In Italia, dall’inizio del secolo scorso, si è passati da 300’000 esemplari a 1’000’000 (per difetto) del 2020; in Friuli se ne censiscono 3’000.
Coldiretti stima che i cinghiali sarebbero responsabili per danni all’agricoltura per un miliardo di euro all’anno. Senza contare i danni (e i morti) causati da incidenti stradali e dalla stessa attività venatoria.
Ribadisco la vena polemica: ma non vedo più alcunché di “nobile” nell’arte, tantomeno di “sportivo” nell’attività venatoria. Le campagne brulicano di fuoristrada e di SUV, i cani da caccia sono dotati di collari che, senza essere maliziosi, li rendono più simili ad automi che ad animali selezionati e addestrati per la caccia, le armi e le tecniche venatorie sono ormai così specializzate e affinate che dell’istinto, della capacità di leggere il territorio e conoscenza dell’etologia delle prede, al cacciatore è rimasto ben poco. Però in Friuli, durante il periodo consentito, abbiamo solo 2 giorni settimanali di silenzio venatorio; negli altri 5 giorni passeggiare per boschi e prati è diventato slalom tra altane da cui spuntano “bocche di fuoco” e inquinamento acustico e visivo.

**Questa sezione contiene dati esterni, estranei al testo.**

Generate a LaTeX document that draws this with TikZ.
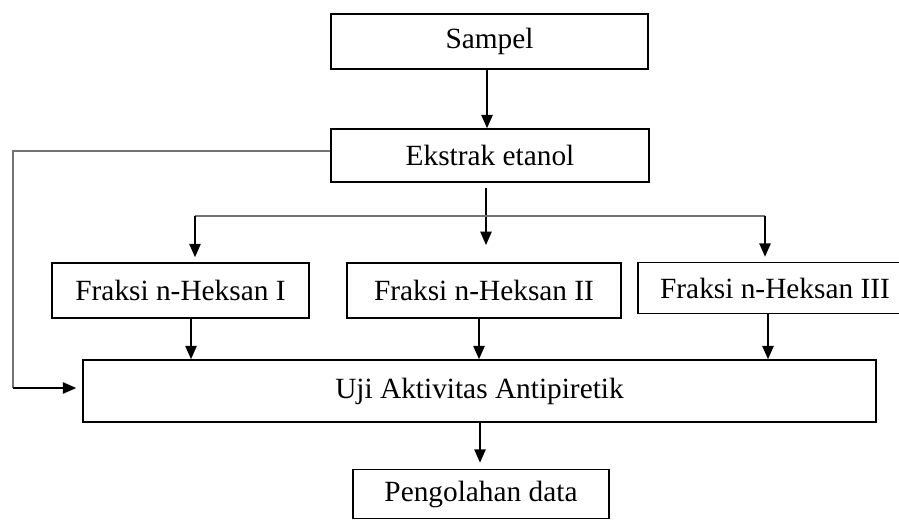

E vi risparmio l’approfondimento sui pericoli etici, ambientali e faunistici (e le foto) riguardanti resti di eviscerazione e pezzi di carcasse abbandonate in aperta campagna.
La soluzione al problema non ce l’ho io, non ce l’hanno i faunisti, non ce l’hanno i cacciatori. Però arroccarsi sulle proprie posizioni, poco ambientaliste, ecologiste e animaliste, anacronistiche e pure autolesioniste, non giova al dialogo.
ᶠᵒᵗᵒ: ⱽᵃʳᵉˢᵉⁿᵉʷˢ.ⁱᵗ
Cinghiali ? Argomento spinoso , la soluzione va pensata ! Il trovarsi davanti ad un animaletto del genere non é piacevole e purtroppo in certe zone delle nostre montagne non è così difficile .
La oggettiva pericolosità dell’animale è sopravvalutata. Il cinghiale non dispone di una grande mobilità del collo, è quindi incapace di voltare il capo di lato o all’indietro. L’unica direzione in cui può muoversi con sicurezza è frontalmente; e l’unica cosa saggia che noi umani possiamo fare, una volta individuato l’animale, è scartare di lato al suo arrivo. Lui proseguirà dritto. E nemmeno le femmine si adeguano alla leggenda metropolitana per cui sarebbero feroci protettrici dei propri cuccioli. Attaccare un potenziale pericolo significherebbe abbandonare momentaneamente la cucciolata a un destino ignoto. E’ innegabile che la nostra presenza li disturba e li agita, ma non hanno istinti omicidi (istinti che invece animano i cacciatori). I danni maggiori, ad oggi, li stanno subendo le coltivazioni e le attività agricole; non certo gli escursionisti. Forse, ribadisco forse, osteggiare e demonizzare i predatori naturali come lupi e sciacalli non è una buona pratica. Le soluzioni vanno pensate e progettate cum grano salis. Partire da una sensata campagna di informazione e formazione a tappeto sul territorio potrebbe essere un inizio.